Comparison of future uncertainty of AOGCM-TAR and AOGCM-AR4 models in the projection of runoff basin



Increased concentration of greenhouse gases is expected to alter the radiative balance of atmosphere, causing increases in temperature and changes in precipitation patterns and other climatic variables. These changes are associated with the changes in hydrological systems globally and at the basin scale. These changes include: precipitation patterns and extremes; the amount and generation of river flow; the frequency and intensity of flood and drought.
At present, coupled Atmospheric -Oceanic General Circulation Models (AOGCMs) are the most frequently used models for projection of different climatic change scenarios. These scenarios can finally simulate other changes, such as water resources changes in the future. The basis of these models consists of describing the physical processes taking place in the climate system and the dynamics of climate variables as a function of different internal or external changes. Up to now IPCC has released 4 different versions of AOGCM models including: First Assessment Report models (FAR) in 1990, Second Assessment Report models (SAR) in 1996, Third Assessment Report models (TAR) in 2001 and Fourth Assessment Report models (AR4) in 2007. In this paper we evaluate the uncertainty of using different TAR and AR4 AOGCM models on the projection of runoff of a basin. At first we used temperature and precipitation variables of 7 TAR models including CCSR, CGCM2, CSIRO-MK2, ECHAM4, GFDL-R30, HadCM3, NCAR-DOE PCM and 9 AR4 models including; CCSM3, GCM3, CSIRO Mk3, GFDL CM2.1, GISS E-R, HadCM3, ECHAM5, MIROC-med, PCM for the 2040-2069 periods under A2 emission scenario. The A2 scenario corresponds to pessimistic future with higher population growth, lower GDP growth, and fragmented and slower technological change. A conceptual rainfall-runoff model (SYMHYD) was calibrated and verified for the Gharesu basin in baseline period (1971-2000). SIMHYD simulates daily runoff (Surface runoff and base flow) using daily precipitation and potential evapotranspiration (PET) as input data. Gharesu basin is located in North West of great Karkheh River Basin, west of Iran.
Historical data in this study are daily temperature (T), precipitation (P) and runoff (R) for thirty years period (1971 to 2000). These data were acquired from different sources and stations.
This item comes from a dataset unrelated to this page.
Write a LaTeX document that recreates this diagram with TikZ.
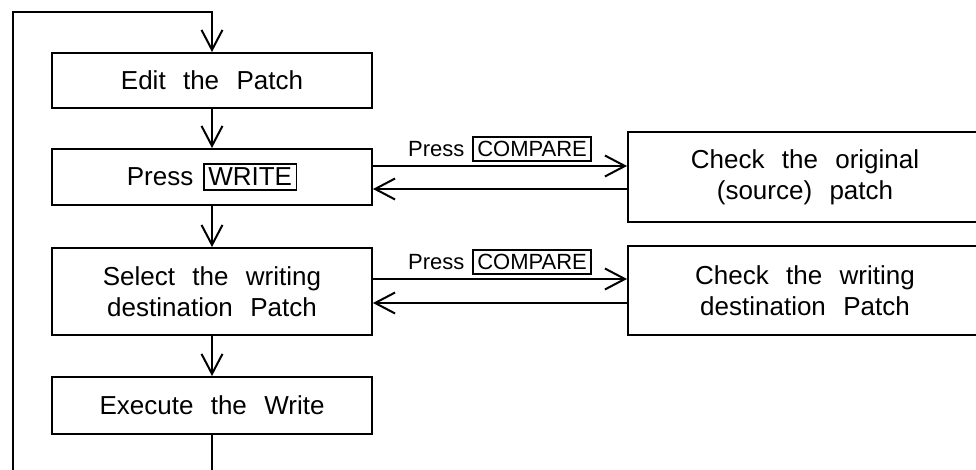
\documentclass[tikz,border=0pt]{standalone}
\usepackage{fontspec}
\setmainfont{Liberation Sans}[WordSpace=2.4]
\usetikzlibrary{arrows.meta}
\newcommand{\keyb}[1]{{\setlength{\fboxsep}{1.7pt}\setlength{\fboxrule}{0.8pt}\fbox{#1}}}
\begin{document}
\begin{tikzpicture}[x=0.5pt,y=-0.5pt, line width=0.95pt,
  box/.style={draw, rectangle, inner sep=0pt, align=center, font=\fontsize{13}{15.5}\selectfont},
  arr/.style={-{Straight Barb[length=10pt,width=10.5pt,line width=1pt]}},
  lbl/.style={font=\fontsize{11}{13}\selectfont, inner sep=1.5pt}]
\useasboundingbox (0,0) rectangle (976,470);
\clip (0,0) rectangle (976,470);
\node[box, minimum width=160pt, minimum height=27.5pt] (edit) at (212,80.5) {Edit the Patch};
\node[box, minimum width=160pt, minimum height=28pt] (write) at (212,177) {Press\hspace{5pt}\keyb{WRITE}};
\node[box, minimum width=160pt, minimum height=43.5pt] (sel) at (212,291.5) {Select the writing\\destination Patch};
\node[box, minimum width=160pt, minimum height=28.5pt] (exec) at (212,405.5) {Execute the Write};
\node[box, minimum width=177pt, minimum height=45pt] (src) at (805,177) {Check the original\\(source) patch};
\node[box, minimum width=177pt, minimum height=44.5pt] (dst) at (805,290.5) {Check the writing\\destination Patch};
\coordinate (bl) at (13,472);
\coordinate (tl) at (13,12);
\coordinate (be) at (212,472);
\draw (exec.south) -- (be);
\draw[arr] (bl) -- (tl) -| (edit.north);
\draw[arr] (edit.south) -- (write.north);
\draw[arr] (write.south) -- (sel.north);
\draw[arr] (sel.south) -- (exec.north);
\draw[arr] ([yshift=5.5pt]write.east) -- ([yshift=5.5pt]write.east -| src.west)
  node[midway, above, lbl] {Press\hspace{4pt}\keyb{COMPARE}};
\draw[arr] ([yshift=-6pt]src.west) -- ([yshift=-6pt]src.west -| write.east);
\draw[arr] ([yshift=6.25pt]sel.east) -- ([yshift=6.25pt]sel.east -| dst.west)
  node[midway, above, lbl] {Press\hspace{4pt}\keyb{COMPARE}};
\draw[arr] ([yshift=-6.25pt]dst.west) -- ([yshift=-6.25pt]dst.west -| sel.east);
\end{tikzpicture}
\end{document}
Temperature records of Kermanshah synoptic station, Outflow measurements of Qarehbaghestan hydrometric station, and daily precipitation records of eleven rain gauge stations were used in this study.
The climate variables (monthly temperature and precipitation) of 16 AOGCMs were downscaled to Gharesu basin. Downscaling is a procedure that derives local or regional scale information from larger scale data like AOGCM outputs. In this study, change factor downscaling techniques was employed to generate monthly precipitation and temperature values for Gharesu basin scale in future period (2040-2069). Results show that in all months the temperature of the basin will increase by an average of 2.5°C. On the other hand the increasing of temperature simulated by TAR models are more than AR4 models. Both AR4 and TAR models simulate precipitation in a same manner, reduction for winter and spring and increase for autumn.
Finally the ranges of precipitation and temperature change of the period 2040-2069 simulated by both models introduced to SYMHYD rainfall-runoff model and the monthly runoff changes of the basin were simulated for the period 2040-2069 relative to the period 1971-2000. Results show that runoff change of the basin due to AR4 models are less than TAR models for most of the months. On the other hand the runoff will increase in winter by 20-60% and by 20-40% in summer and decrease in autumn up to 40% and up to 60% in spring. Finally it can be concluded that although the number of AR4 models used in this study is more than TAR models, the range of uncertainty of AR4 is less than TAR. The final results showed that the projections of AR4 models are more reliable than TAR models.